Patient:innen müssen heutzutage für Röntgen-, Computertomographie (CT)- und Magnetresonanztomographie (MRT)-Aufnahmen stillstehen oder -liegen. «Das ‘Bitte nicht bewegen!’ in der medizinischen Bildgebung erschwert aber die Diagnostik vieler Erkrankungen des Bewegungsapparats, zum Beispiel bei Bewegungsschmerzen in der Schulter, im Rücken oder bei Arthrose im Knie», erklärt Johannes Heverhagen vom Inselspital, Universitätsspital Bern.
Deshalb etablierte Heverhagen gemeinsam mit seinen Kollegen Klaus Siebenrock und Keivan Daneshvar vom Universitätsspital Bern das neue «Dynamic Imaging Center» (DIC) in enger Zusammenarbeit mit Ameet Aiyangar von der Eidgenössischen Materialprüfungs- und Forschungsanstalt (Empa) in Dübendorf, und dem sitem-insel, dem Schweizerischen Institut für Translationale Medizin und Unternehmertum.
Proband:innen bewegen sich entweder auf einem Laufband, das mit Kraftsensoren ausgestattet ist, oder auf Kraftmessplatten.

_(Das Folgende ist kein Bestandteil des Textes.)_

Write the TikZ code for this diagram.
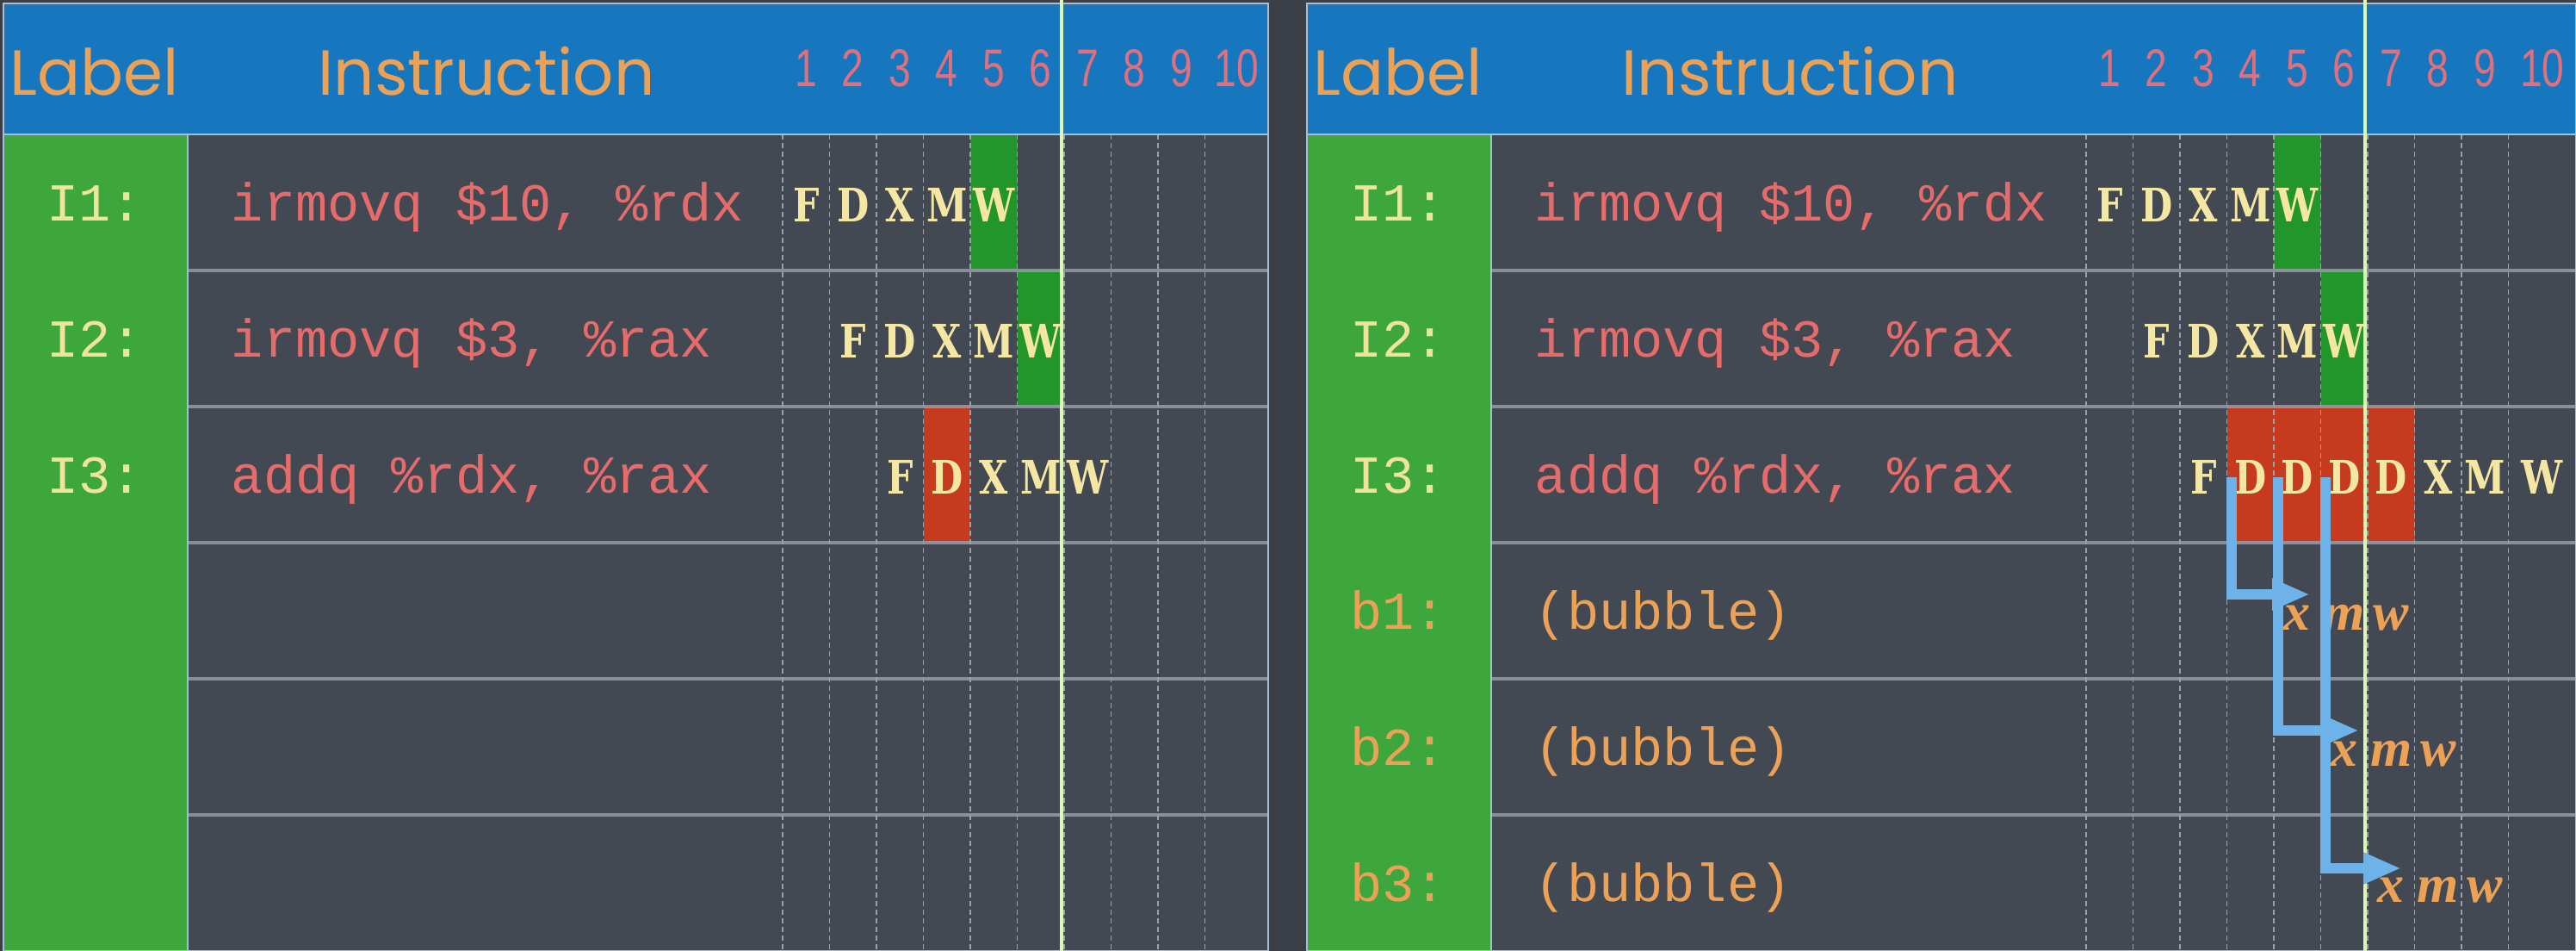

Ihre Bewegungen werden von 16 Infrarot-Bewegungserfassungskameras sowie mit Röntgenstrahlen und einem Muskel-Elektrogramm (EMG) aufgezeichnet. Das Herzstück des neuen Labors ist ein dynamisches Röntgen-basiertes Hochgeschwindigkeits-Bildgebungssystem, das als «Dynamic Biplane Radiographic Imaging» (DBRI) bezeichnet wird.
Die bewegten Röntgenbilder sollen dreidimensionale Bilder aus MRI- und CT-Geräten nicht ersetzen, sondern ergänzen. Durch alle Aufnahmen zusammen entsteht so ein umfassendes Bild der Situation im Knochen oder im Gelenk nicht nur in Ruhe, sondern auch in Bewegung. Vor allem bei Erkrankungen der Gelenke wie Arthrose und Gelenkinstabilität sind solche Aufnahmen äusserst wertvoll.
Aber auch bei Rückenschmerzen, die zwei von drei Schweizer:innen mehrmals pro Jahr plagen, können sie bei der Diagnose helfen und bessere Behandlungen ermöglichen. Denn Arthrose kann ein Grund für Rückenschmerzen sein.
Die alltägliche Anwendung der neuen Technik im Spital ist nicht das einzige Ziel des DIC am sitem-insel. Dank der neuen Laboreinheit soll auch die Erforschung von degenerativen Erkrankungen des Bewegungsapparates wie Arthrose gestärkt werden. Langfristig streben die Verantwortlichen eine Zusammenarbeit mit Herstellern von künstlichen Gelenken und anderen orthopädischen Implantaten an. Jene könnten neu entwickelte Implantate in der Forschungseinrichtung direkt im Einsatz während der Bewegung ausprobieren.